▶ [Stored data]

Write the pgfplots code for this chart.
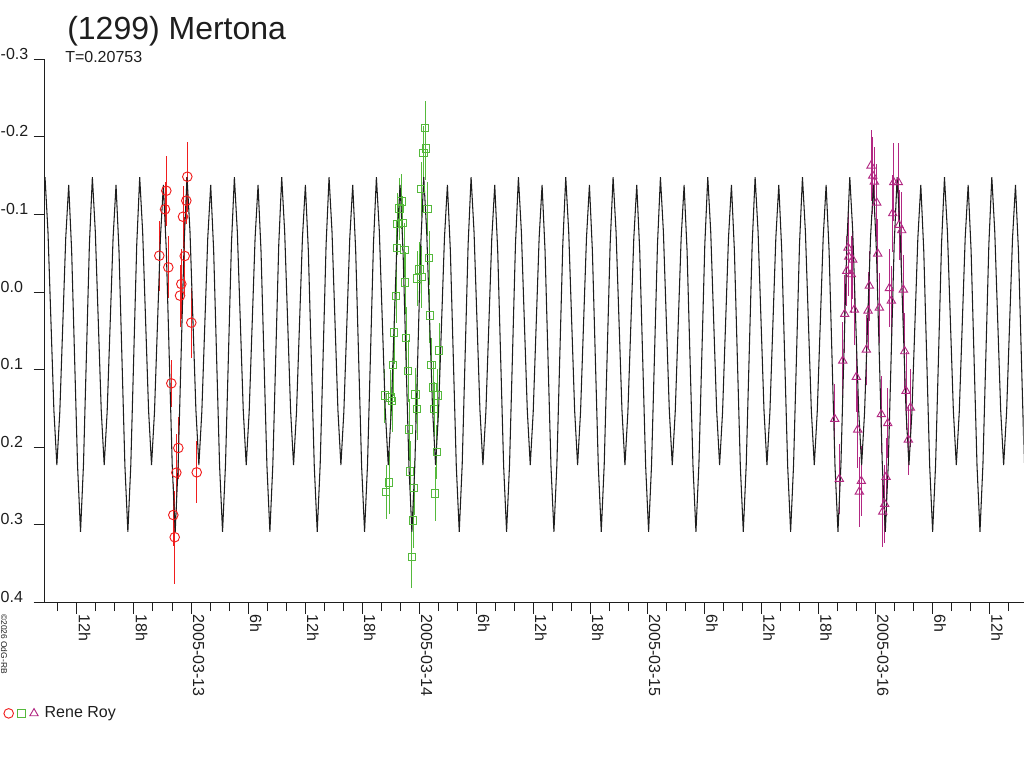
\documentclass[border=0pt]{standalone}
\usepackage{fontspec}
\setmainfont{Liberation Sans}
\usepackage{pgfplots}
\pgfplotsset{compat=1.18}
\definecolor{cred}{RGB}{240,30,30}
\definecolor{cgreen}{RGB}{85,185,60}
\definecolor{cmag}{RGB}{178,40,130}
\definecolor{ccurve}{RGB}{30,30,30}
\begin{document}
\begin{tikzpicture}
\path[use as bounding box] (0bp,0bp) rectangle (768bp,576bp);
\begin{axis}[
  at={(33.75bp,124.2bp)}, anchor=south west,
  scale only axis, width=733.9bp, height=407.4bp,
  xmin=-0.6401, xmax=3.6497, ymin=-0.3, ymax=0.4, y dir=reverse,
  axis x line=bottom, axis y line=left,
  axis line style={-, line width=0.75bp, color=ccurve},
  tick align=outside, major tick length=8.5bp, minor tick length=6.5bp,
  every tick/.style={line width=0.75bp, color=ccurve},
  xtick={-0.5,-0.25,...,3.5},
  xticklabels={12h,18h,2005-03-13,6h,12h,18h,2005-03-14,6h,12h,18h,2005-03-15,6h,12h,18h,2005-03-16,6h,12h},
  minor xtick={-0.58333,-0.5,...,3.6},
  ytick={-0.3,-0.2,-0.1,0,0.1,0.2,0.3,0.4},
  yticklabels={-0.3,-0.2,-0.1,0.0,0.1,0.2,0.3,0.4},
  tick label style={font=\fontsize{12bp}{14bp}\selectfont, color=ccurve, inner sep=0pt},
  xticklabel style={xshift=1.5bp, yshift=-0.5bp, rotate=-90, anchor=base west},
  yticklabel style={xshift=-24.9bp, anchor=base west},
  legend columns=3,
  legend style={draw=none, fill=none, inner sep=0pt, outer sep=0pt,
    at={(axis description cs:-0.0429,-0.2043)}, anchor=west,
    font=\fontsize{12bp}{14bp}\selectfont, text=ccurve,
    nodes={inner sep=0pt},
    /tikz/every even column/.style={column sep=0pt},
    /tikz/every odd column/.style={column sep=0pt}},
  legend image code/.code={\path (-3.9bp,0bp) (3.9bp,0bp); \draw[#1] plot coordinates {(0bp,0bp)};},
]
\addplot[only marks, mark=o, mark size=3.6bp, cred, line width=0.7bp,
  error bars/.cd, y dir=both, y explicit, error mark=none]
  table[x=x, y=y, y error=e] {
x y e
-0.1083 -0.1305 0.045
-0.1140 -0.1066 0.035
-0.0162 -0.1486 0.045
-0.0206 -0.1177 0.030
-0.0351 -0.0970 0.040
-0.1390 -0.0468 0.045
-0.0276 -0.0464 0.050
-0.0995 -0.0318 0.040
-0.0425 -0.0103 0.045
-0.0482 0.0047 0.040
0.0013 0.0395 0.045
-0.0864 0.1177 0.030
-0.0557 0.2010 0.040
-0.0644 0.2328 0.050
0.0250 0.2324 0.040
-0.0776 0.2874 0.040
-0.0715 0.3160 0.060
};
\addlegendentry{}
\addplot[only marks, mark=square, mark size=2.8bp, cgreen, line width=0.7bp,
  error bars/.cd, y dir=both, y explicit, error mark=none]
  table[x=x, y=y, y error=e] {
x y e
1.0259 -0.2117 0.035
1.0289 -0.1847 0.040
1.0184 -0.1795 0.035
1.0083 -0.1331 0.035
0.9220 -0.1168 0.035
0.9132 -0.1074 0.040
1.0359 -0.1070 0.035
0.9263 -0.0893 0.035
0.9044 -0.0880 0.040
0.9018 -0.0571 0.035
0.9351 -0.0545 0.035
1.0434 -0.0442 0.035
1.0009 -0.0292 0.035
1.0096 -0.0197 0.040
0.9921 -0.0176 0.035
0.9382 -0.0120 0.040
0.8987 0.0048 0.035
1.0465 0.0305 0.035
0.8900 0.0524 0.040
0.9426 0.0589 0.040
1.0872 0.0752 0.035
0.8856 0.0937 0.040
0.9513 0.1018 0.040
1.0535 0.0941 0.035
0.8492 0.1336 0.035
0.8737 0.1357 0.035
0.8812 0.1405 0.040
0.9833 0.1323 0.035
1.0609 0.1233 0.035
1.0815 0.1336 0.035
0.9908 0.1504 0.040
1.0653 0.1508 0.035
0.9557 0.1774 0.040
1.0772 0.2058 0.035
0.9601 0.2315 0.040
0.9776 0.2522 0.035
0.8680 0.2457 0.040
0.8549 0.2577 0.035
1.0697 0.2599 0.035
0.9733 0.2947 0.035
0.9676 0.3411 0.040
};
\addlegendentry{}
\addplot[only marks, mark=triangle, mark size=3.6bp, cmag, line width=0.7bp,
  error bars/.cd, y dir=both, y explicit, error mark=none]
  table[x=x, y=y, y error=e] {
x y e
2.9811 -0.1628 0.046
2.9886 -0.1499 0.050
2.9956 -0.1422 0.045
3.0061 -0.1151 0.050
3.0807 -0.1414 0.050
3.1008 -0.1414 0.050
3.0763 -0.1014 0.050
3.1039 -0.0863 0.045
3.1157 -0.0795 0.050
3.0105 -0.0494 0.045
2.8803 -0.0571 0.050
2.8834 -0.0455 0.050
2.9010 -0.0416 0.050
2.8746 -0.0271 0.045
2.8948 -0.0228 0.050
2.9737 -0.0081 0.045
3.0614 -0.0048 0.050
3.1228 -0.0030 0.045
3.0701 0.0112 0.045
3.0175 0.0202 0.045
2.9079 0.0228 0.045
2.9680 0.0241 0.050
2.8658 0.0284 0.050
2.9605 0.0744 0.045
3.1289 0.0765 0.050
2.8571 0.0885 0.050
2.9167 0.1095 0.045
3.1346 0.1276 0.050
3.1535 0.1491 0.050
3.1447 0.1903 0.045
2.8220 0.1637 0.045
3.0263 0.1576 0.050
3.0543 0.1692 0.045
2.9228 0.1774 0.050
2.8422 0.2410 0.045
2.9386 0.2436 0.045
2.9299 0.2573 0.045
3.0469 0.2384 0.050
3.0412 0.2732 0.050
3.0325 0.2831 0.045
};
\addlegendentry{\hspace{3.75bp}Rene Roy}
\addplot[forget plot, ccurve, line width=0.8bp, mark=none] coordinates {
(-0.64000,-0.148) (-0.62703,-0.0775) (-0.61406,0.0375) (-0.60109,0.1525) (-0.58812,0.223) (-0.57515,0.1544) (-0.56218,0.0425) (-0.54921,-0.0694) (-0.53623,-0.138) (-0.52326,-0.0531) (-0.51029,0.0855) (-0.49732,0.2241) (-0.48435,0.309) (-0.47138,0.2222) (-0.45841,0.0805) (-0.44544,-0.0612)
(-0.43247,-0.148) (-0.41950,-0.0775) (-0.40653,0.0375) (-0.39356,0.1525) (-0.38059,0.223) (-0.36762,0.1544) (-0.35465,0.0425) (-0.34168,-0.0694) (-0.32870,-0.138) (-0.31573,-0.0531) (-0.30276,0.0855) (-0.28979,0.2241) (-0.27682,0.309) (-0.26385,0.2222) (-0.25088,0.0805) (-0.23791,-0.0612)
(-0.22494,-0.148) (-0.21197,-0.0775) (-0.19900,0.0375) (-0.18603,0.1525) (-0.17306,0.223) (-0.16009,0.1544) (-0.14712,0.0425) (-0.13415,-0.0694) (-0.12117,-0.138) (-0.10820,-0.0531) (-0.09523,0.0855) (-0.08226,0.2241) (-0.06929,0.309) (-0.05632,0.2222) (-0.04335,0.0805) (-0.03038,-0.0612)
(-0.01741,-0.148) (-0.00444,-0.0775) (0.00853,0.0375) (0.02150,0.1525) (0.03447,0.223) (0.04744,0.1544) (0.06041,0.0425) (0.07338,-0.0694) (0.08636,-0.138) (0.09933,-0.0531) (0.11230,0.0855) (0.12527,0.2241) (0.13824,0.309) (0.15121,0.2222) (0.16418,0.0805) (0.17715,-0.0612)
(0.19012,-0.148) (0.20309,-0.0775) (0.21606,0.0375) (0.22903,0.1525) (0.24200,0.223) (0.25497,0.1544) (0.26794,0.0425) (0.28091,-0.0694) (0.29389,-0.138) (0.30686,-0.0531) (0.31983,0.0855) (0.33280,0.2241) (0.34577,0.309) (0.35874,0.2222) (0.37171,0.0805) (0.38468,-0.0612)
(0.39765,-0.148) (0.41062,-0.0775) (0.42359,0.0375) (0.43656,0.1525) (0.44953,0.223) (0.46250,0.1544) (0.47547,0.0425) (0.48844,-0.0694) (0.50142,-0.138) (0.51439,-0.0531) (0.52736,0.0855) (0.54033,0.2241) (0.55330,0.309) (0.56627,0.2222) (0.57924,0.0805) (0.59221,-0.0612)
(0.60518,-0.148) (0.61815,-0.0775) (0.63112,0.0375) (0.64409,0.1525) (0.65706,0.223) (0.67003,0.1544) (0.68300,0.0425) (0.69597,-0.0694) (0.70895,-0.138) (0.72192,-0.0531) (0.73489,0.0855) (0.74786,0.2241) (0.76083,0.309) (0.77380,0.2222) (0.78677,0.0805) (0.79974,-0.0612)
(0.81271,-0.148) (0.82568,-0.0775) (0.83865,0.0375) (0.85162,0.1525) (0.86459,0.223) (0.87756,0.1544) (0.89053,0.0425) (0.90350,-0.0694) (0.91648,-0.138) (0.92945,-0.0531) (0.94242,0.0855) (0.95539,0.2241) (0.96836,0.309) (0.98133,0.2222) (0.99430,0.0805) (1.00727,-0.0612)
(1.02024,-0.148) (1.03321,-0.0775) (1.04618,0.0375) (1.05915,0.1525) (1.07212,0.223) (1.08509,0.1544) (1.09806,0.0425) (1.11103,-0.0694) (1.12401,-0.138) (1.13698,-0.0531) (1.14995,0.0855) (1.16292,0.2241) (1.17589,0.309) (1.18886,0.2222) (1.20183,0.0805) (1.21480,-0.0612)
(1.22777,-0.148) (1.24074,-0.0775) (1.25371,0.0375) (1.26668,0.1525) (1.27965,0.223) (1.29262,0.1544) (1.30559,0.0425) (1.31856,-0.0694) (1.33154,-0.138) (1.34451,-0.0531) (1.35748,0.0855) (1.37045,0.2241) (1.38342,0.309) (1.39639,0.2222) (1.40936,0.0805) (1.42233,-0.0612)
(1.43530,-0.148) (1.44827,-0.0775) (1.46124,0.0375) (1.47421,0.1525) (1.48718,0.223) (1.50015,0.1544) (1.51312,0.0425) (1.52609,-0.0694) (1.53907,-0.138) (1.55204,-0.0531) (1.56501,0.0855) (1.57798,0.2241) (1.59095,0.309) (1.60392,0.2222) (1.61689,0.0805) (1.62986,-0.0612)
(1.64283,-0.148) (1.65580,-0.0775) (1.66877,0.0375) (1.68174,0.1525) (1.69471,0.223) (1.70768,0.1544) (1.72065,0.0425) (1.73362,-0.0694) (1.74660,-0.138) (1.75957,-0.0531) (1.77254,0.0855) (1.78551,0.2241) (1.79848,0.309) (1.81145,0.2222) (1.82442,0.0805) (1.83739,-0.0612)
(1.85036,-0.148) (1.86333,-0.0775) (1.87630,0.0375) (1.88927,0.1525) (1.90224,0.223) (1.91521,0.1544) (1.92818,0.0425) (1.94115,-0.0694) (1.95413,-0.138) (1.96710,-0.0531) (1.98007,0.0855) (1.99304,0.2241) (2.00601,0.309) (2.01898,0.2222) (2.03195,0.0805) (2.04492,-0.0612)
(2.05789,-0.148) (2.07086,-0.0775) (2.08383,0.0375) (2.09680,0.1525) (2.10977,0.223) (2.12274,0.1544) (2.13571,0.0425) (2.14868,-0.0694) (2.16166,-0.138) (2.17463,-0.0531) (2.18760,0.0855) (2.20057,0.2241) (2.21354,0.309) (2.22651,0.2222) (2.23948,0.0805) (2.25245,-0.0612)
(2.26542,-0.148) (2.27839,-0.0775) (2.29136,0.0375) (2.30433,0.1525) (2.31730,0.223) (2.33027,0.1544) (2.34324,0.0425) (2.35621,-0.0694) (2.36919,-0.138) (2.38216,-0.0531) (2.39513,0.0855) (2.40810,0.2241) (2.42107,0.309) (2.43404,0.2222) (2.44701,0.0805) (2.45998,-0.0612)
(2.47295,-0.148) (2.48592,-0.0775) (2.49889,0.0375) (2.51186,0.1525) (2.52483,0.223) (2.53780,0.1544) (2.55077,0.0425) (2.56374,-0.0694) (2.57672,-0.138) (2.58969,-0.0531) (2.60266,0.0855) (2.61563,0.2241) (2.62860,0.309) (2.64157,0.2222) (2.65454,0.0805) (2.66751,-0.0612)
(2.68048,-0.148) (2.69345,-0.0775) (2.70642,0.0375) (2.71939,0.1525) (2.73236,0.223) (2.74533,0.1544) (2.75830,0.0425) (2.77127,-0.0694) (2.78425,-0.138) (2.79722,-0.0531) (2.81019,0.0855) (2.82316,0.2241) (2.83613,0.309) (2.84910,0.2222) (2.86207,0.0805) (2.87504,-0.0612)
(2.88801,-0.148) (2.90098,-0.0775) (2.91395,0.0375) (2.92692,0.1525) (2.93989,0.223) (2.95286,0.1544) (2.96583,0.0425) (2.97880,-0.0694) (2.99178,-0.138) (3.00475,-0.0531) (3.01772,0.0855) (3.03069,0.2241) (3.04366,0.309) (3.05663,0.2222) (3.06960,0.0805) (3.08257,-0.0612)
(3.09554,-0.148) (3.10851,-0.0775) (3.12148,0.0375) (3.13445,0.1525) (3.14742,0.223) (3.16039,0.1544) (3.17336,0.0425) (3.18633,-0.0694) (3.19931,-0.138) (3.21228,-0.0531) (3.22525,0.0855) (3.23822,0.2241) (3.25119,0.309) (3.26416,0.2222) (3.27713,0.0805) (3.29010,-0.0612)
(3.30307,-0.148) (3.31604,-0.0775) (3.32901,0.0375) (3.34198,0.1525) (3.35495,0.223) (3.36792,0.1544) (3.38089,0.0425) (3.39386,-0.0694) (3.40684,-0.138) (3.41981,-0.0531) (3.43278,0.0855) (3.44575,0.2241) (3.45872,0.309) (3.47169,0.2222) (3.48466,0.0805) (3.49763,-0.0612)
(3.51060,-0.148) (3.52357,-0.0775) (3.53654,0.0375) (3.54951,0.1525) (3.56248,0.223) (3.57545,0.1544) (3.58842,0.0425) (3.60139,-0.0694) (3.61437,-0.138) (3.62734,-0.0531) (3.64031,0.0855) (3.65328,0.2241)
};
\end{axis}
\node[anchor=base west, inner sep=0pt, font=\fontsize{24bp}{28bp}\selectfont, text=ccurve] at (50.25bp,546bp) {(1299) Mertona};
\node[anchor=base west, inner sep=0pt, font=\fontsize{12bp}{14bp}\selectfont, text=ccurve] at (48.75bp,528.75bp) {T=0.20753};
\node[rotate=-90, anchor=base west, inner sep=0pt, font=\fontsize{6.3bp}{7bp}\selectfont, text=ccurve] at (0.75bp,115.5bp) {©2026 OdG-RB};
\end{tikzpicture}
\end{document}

▶ [Brief]
All lines holding the word "code" should be picked out and copied.

▶ [Written response]
Write the pgfplots code for this chart.
  legend image code/.code={\path (-3.9bp,0bp) (3.9bp,0bp); \draw[#1] plot coordinates {(0bp,0bp)};},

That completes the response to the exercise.